Fortunately, most industries aren’t as prone to massive regulatory shifts as financial markets. But deep reading is still a powerful too. I’ve recently moved into product in the construction industry, and am knee deep into Construction Management Jumpstart, a large book about the industry. I’m also reading industry blogs and news. Anything I can find to help me understand our customers and users.
Participate in the Culture
Finally, participate in the culture of your customers.
You can’t be removed from the culture and understand it. You need to speak the language, understand the memes, get the references, etc.
This has been my experience as I’ve worked more and more in the crypto and NFT space recently. Much of it was new to me as I took on my first projects, and I had a lot to learn. So I talked with people, read a lot, listened to podcasts, followed people on Twitter, and participated in the culture more. I’m still early in my journey, but I’m more of an active participant and have gained a better understanding of the space.

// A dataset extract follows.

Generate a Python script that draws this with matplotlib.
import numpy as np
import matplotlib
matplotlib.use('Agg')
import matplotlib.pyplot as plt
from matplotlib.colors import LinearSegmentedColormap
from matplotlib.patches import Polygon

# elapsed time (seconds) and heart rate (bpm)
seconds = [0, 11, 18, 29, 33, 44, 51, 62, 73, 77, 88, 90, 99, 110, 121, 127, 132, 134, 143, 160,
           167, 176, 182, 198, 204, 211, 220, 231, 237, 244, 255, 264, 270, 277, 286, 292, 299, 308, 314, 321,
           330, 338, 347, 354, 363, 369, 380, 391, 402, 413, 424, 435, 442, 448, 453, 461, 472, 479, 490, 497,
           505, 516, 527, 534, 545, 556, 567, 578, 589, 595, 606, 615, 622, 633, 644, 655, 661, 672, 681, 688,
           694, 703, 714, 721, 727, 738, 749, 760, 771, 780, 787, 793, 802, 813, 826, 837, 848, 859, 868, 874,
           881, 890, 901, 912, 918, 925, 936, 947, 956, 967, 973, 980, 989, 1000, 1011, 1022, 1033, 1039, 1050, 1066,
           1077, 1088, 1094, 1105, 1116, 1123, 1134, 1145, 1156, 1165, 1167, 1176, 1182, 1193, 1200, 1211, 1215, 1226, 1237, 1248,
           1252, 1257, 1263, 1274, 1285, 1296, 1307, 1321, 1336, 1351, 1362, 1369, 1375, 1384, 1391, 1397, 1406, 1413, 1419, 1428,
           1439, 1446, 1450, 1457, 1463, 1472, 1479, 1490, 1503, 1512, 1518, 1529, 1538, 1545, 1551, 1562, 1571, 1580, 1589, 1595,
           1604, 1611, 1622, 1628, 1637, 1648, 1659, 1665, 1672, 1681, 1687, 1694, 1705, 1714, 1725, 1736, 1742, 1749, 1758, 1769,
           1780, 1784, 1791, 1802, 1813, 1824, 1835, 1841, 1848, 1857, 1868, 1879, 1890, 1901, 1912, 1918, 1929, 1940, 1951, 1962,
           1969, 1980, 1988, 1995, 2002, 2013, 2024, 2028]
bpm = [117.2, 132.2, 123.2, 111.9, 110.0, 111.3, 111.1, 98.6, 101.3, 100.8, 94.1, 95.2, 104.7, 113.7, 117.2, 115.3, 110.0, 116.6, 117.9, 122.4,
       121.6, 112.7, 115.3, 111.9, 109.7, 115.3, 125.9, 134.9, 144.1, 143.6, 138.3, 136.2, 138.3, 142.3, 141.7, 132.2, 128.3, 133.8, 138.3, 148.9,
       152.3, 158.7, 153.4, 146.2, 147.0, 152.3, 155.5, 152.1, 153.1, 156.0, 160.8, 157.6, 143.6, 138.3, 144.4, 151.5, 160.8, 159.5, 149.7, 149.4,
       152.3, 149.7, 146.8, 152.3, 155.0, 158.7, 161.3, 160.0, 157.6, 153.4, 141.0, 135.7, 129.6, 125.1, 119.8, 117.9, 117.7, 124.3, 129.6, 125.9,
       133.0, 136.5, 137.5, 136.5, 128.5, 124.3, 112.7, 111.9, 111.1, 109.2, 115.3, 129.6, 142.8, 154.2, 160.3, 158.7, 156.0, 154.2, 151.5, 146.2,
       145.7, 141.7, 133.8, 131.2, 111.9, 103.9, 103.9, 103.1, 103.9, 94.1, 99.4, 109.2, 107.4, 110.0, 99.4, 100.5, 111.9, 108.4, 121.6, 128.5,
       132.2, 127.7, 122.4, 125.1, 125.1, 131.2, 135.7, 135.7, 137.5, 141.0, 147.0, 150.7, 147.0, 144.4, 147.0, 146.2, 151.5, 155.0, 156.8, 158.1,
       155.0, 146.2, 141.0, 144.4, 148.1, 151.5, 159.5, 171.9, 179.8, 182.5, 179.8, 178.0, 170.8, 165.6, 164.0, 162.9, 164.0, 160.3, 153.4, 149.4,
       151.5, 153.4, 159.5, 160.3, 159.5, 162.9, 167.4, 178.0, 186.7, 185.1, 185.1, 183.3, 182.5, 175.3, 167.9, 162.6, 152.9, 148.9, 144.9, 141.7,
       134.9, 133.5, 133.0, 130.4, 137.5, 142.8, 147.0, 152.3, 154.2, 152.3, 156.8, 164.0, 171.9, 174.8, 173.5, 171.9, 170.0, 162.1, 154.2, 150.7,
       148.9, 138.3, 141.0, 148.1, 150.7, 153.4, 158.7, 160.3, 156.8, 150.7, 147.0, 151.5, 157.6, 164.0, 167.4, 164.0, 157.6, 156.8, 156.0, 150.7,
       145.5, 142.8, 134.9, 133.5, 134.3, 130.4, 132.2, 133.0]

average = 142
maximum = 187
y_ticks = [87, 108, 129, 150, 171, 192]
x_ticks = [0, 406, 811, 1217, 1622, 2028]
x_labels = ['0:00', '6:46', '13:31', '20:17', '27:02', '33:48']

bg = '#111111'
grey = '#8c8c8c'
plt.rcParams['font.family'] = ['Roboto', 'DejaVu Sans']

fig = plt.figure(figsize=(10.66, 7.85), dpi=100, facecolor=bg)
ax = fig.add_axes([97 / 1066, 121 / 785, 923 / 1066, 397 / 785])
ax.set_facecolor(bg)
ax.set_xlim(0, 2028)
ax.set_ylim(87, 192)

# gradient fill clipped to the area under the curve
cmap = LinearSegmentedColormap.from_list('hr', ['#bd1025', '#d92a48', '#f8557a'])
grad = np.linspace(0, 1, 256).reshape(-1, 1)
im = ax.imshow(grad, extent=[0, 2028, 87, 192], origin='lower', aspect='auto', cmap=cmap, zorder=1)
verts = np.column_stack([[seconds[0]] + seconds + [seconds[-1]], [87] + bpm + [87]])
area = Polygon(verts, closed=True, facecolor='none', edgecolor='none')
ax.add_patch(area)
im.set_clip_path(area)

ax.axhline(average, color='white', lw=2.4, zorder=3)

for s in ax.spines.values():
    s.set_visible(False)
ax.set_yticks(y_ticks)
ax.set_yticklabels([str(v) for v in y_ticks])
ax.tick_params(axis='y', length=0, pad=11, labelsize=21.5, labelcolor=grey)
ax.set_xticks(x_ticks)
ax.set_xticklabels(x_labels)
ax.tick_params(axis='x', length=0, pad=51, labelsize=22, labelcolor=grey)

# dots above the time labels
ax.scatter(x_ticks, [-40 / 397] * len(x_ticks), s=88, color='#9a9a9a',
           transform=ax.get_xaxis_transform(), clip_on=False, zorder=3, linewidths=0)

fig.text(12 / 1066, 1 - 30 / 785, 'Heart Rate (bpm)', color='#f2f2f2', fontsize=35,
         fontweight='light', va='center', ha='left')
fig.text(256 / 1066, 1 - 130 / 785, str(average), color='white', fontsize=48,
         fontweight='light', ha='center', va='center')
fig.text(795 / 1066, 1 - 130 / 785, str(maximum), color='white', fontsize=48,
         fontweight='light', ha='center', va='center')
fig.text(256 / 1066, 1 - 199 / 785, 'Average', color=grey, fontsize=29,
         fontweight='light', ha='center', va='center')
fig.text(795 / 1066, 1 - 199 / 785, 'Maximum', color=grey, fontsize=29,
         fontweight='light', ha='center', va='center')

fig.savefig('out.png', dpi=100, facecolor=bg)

All of us need to do the same, no matter what product we are creating. We can’t take part from a distance. We need to be up close to what we’re working on.
So…
There is an old axiom that you are not your customer. And it’s true, you are not your customer. But you should be. Or at least be indistinguishable from your customer and potential customers because you know them so well.
Other Good Links
Pros versus Cons of Quality-Quality Writing (article) - This is the debate I have with myself frequently, and had a while ago as well as I moved this newsletter to a less frequent cadence. The quality argument won out for me, and continues to win out, though I try to produce a decent amount of quantity as well. I watch as many people write all the time, but I often shake my head as I’d be ashamed if I produced some of the articles I find online. I believe quality should win out, at the expense of quantity. If you can produce lots of quantity while maintaining quality, you’re elite. But few are that.
Innovating with accessibility in mind - This gave me the feels for real. I love everything about the ad, about the product, about all of it. My brother is visually impaired, and we as a society do not do enough to design for those who are differently abled than most of us. So these minor design changes that make the world more inclusive make me incredibly happy as a product person and as a human.
Apple Lost Its Soul. But Who Cares (article) - “Something happens to companies when they get to be a few billion dollars,” he told me. “They sort of turn into vanilla companies. They add a lot of layers of management. They get really into process rather than results, rather than products. Their soul goes away. And that’s the biggest thing that John Scully and myself will get measured on five years from now, six years … Were we able to grow into a $10 billion company that didn’t lose its soul?”